Rabia Christine Brodbeck aslında bu gerçeğe uyanan insanlardan biri ve kitapta da kendi bulduğu yolları anlatıyor. Tüm dış etkenlerden arınarak kendini İslam’ın huzur veren derinliğine bırakıyor. Tüm bu yollardan geçmesi tabi ki çok derin bir tecrübeyi de orta çıkartıyor. Bu tecrübeyle Rabia Brodbeck, yaşadığımız yüzyılı, moderniteyi, küreselleşmeyi ve bunların insanlık adına doğurduğu sorunlu sonuçları ele alıyor.
İnsan İslam dininin yerine başka bir şey koymaya çalıştıkça batmaya başlıyor. Dünyevî zevkler, iktidarlar insanın gözünü asıl nimetlere karşı körleştiriyor. Zenginliği, gücü kendi nefsi için istediği an zaten insan kaybeden tarafa çoktan geçmiş oluyor. Dünyada kavram ve duygu karmaşalarının bu denli yaşanmasının aslında iman eksikliğinden kaynaklandığını belirtiyor Rabia Christine Brodbeck. Aklı karışan insan, kendi içine gömülüyor ve bunalımlar yaşıyor. Hz. İnsan kitabında insanın bu bunalımlardan maneviyat duygusuyla çıkabileceğine dikkat çekiliyor.

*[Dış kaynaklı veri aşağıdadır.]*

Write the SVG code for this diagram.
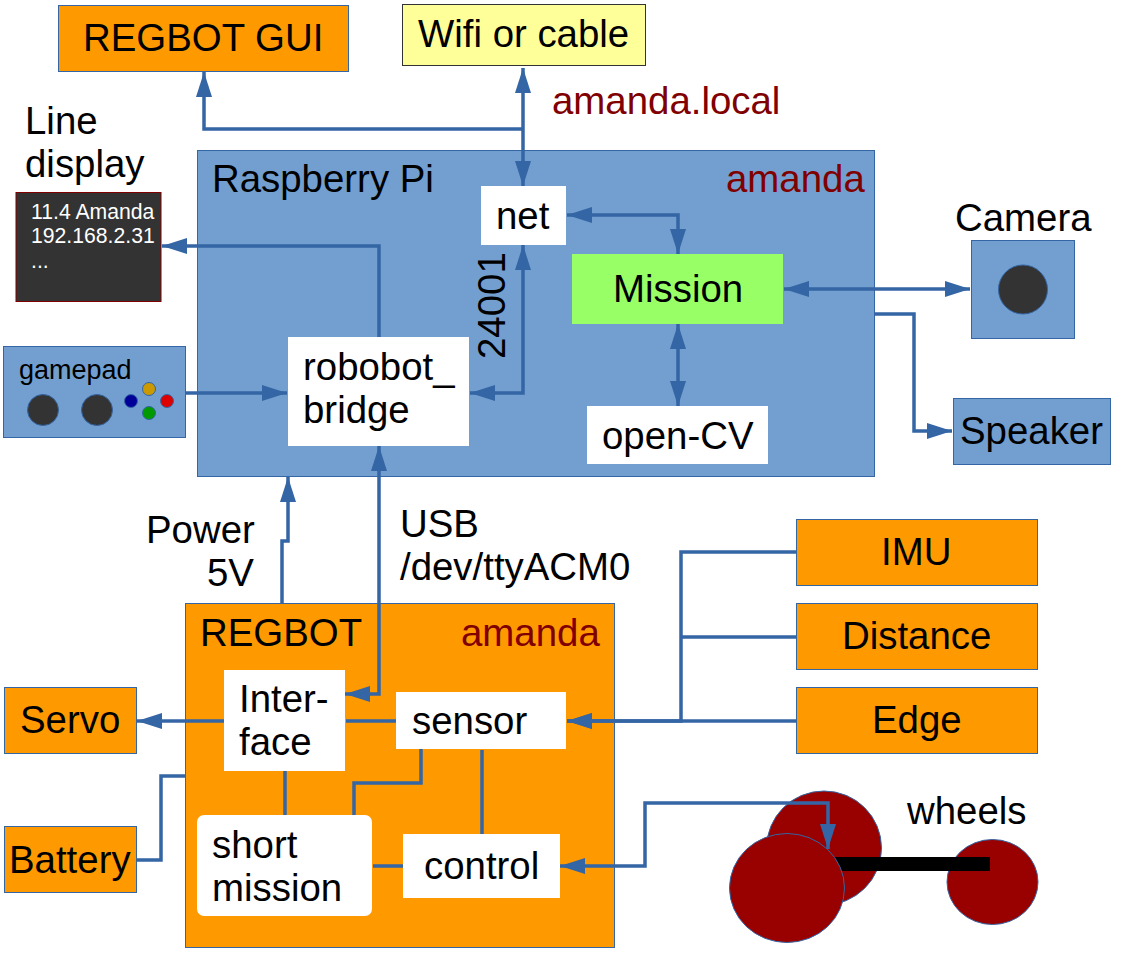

İnsanlar Kur’an’ın faziletlerini anlayıp hayatlarında uygulasa Hz. İnsan olma şerefine nail olacaktır. İnsanın, Allah’ın onu yarattığı nur bilincinden ve duygusundan kopmadığında, sadece Allah’ı görme arzusuyla kavrulduğunda aşkı tadacağını yazmış Rabia Christine Brodbeck.